Friday, July 25, 2008

Oklahoma City Bombing Memorial's Vision

While in Oklahoma City with ACDA in early July, I had an opportunity to visit the Oklahoma City Bombing Memorial and hear designer Hans Butzer discuss its symbolism. His design team, Butzer Design Partnership, which includes his wife Torrey and associate Sven F. Berg, was chosen from over 600 entries to design the memorial based on their vision for the space.

Butzer started his talk by recalling the mission of the memorial site:

We come here to remember those who were killed, those who survived and those changed forever. May all who leave here know the impact of violence. May this memorial offer comfort, strength, peace, hope and serenity.

Butzer explained how from the beginning they were moved by this tremendous opportunity to leave a legacy, to make an impact that was the final statement on the incredulous, impersonal, violent act of others. They viewed their challenge as an incredible paradox: to create a place of serenity and peace from something that was created from evil and violence. They understood that part of the challenge was to create a sense of presence from absence, an enduring absence that caused random lives to be taken by an intentional act.

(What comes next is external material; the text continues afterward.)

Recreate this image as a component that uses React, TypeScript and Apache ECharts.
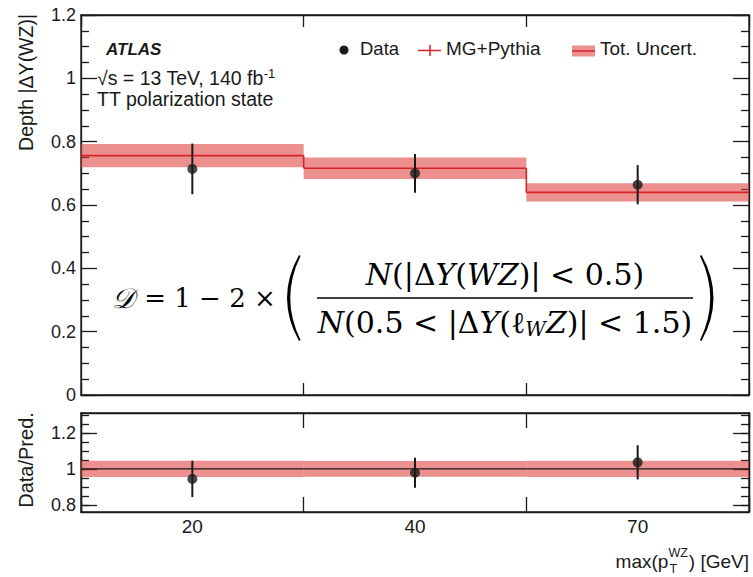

The site is incredibly moving. The two gates that stand sentinel over the bombing site gracefully and powerfully mark the intellectual threshold for the space. One gate is engraved "9:01" and the companion gate is engraved "9:03". The bombing took place at 9:02 a.m. Butzer's point is that things can only be understood in context. That placing this intentional act and its ramifications in context of the past, in the context of our culture, in the context of Oklahoma City, in context of the individual lives it touched, and in context of the future is the only way to make meaning. Similarly, choosing to make the street where the Murrah Building fronted as part of the memorial, commemorating it with a shallow black marble reflecting pool, changed the traffic flow of the downtown grid, forcing people trying to get from points downtown to encounter the reality of what happened perpetually. The reflecting pool is mystical. With every breeze, the waters distort their reflection of the memorial, inviting the viewer to understand that we work to understand, but that true understanding is not available to us because it has no ending point. Once we think we have a clear picture, a clear understanding of the motivations and ramifications, the wind blows, events in our life change and offer new awareness, and the picture changes.

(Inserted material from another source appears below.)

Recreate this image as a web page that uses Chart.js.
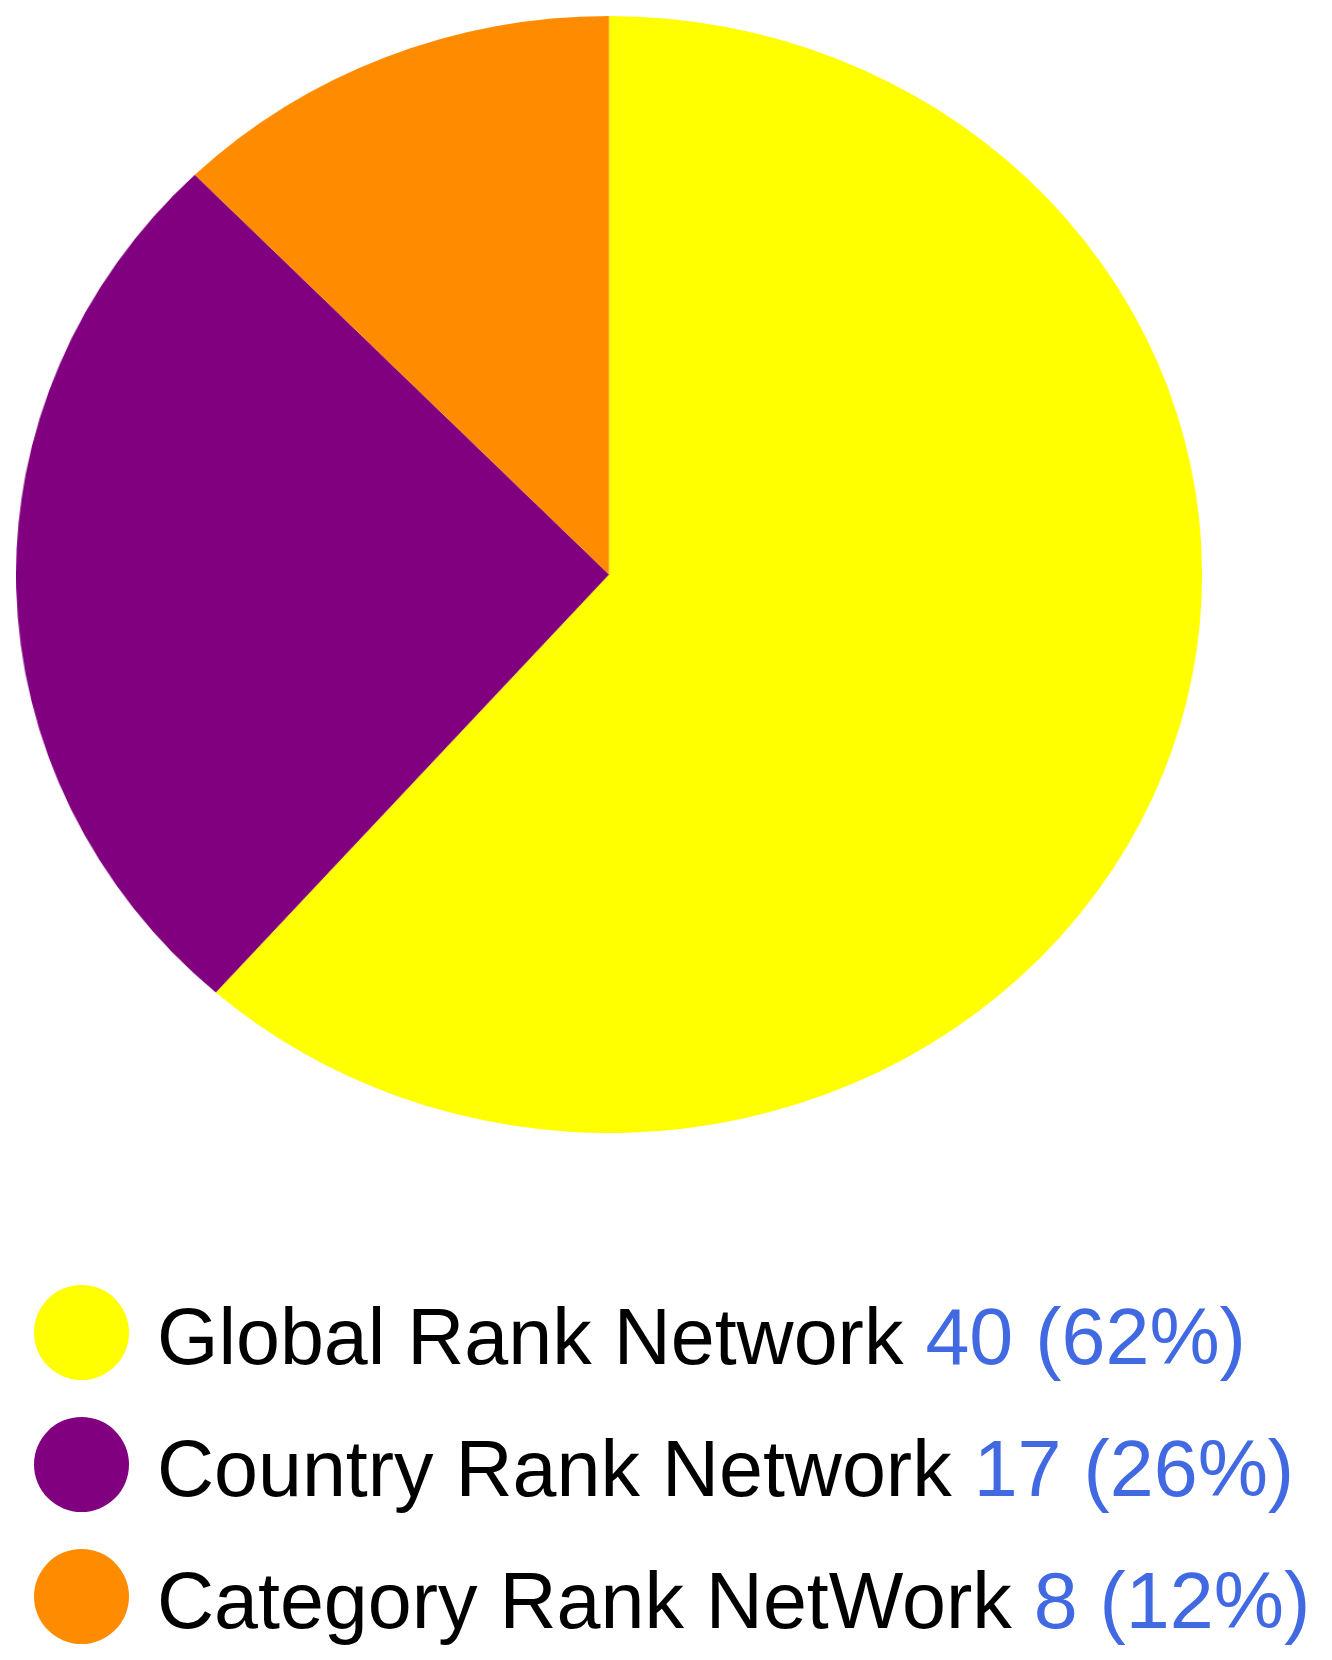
<!DOCTYPE html>
<html>
<head>
<meta charset="utf-8">
<script src="https://cdn.jsdelivr.net/npm/chart.js@4"></script>
<style>
  html, body { margin: 0; padding: 0; background: #fff; }
  body { width: 1332px; height: 1660px; position: relative; overflow: hidden; font-family: "Liberation Sans", Arial, sans-serif; }
  #pie-wrap { position: absolute; left: 16px; top: 16px; width: 1117px; height: 1117px; transform: scaleX(1.0618); transform-origin: 0 0; }
  .legend-dot { position: absolute; left: 34px; width: 95px; height: 95px; border-radius: 50%; }
  .legend-text { position: absolute; left: 157px; font-size: 79px; line-height: 79px; white-space: nowrap; color: #000; }
  .legend-text .val { color: #4169e1; }
</style>
</head>
<body>
<div id="pie-wrap"><canvas id="pie"></canvas></div>
<div id="legend"></div>
<script>
// data
const labels = ['Global Rank Network', 'Country Rank Network', 'Category Rank NetWork'];
const values = [40, 17, 8];
const colors = ['#ffff00', '#800080', '#ff8c00'];

new Chart(document.getElementById('pie'), {
  type: 'pie',
  data: {
    labels: labels,
    datasets: [{
      data: values,
      backgroundColor: colors,
      borderWidth: 0,
      hoverOffset: 0,
    }],
  },
  options: {
    responsive: true,
    maintainAspectRatio: false,
    animation: false,
    layout: { padding: 0 },
    plugins: {
      legend: { display: false },
      tooltip: { enabled: false },
    },
  },
});

// legend below the pie
const total = values.reduce((a, b) => a + b, 0);
const legend = document.getElementById('legend');
const dotCenters = [1332.5, 1464, 1596];
labels.forEach((name, i) => {
  const pct = Math.round(values[i] / total * 100);
  const dot = document.createElement('div');
  dot.className = 'legend-dot';
  dot.style.top = (dotCenters[i] - 47.5) + 'px';
  dot.style.background = colors[i];
  legend.appendChild(dot);

  const txt = document.createElement('div');
  txt.className = 'legend-text';
  txt.style.top = (dotCenters[i] + 31.5 - 67) + 'px';
  txt.innerHTML = name + ' <span class="val">' + values[i] + ' (' + pct + '%)</span>';
  legend.appendChild(txt);
});
</script>
</body>
</html>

Butzer team's vision was powerful and palpable as they designed this memorial. They created a sense of space, a sense of scale, a sense of story - individual stories, community stories, societal stories, a sense of history, a sense of absence and longing, and strangely a sense of presence and hope. The chairs that honor the 169 men, women and children who were killed are at once headstones and chairs at the table in the discussions of why?, and how not again?. All, from the power of a vision. This memorial is a great of example of vision as the details and the experience of the mission incarnate.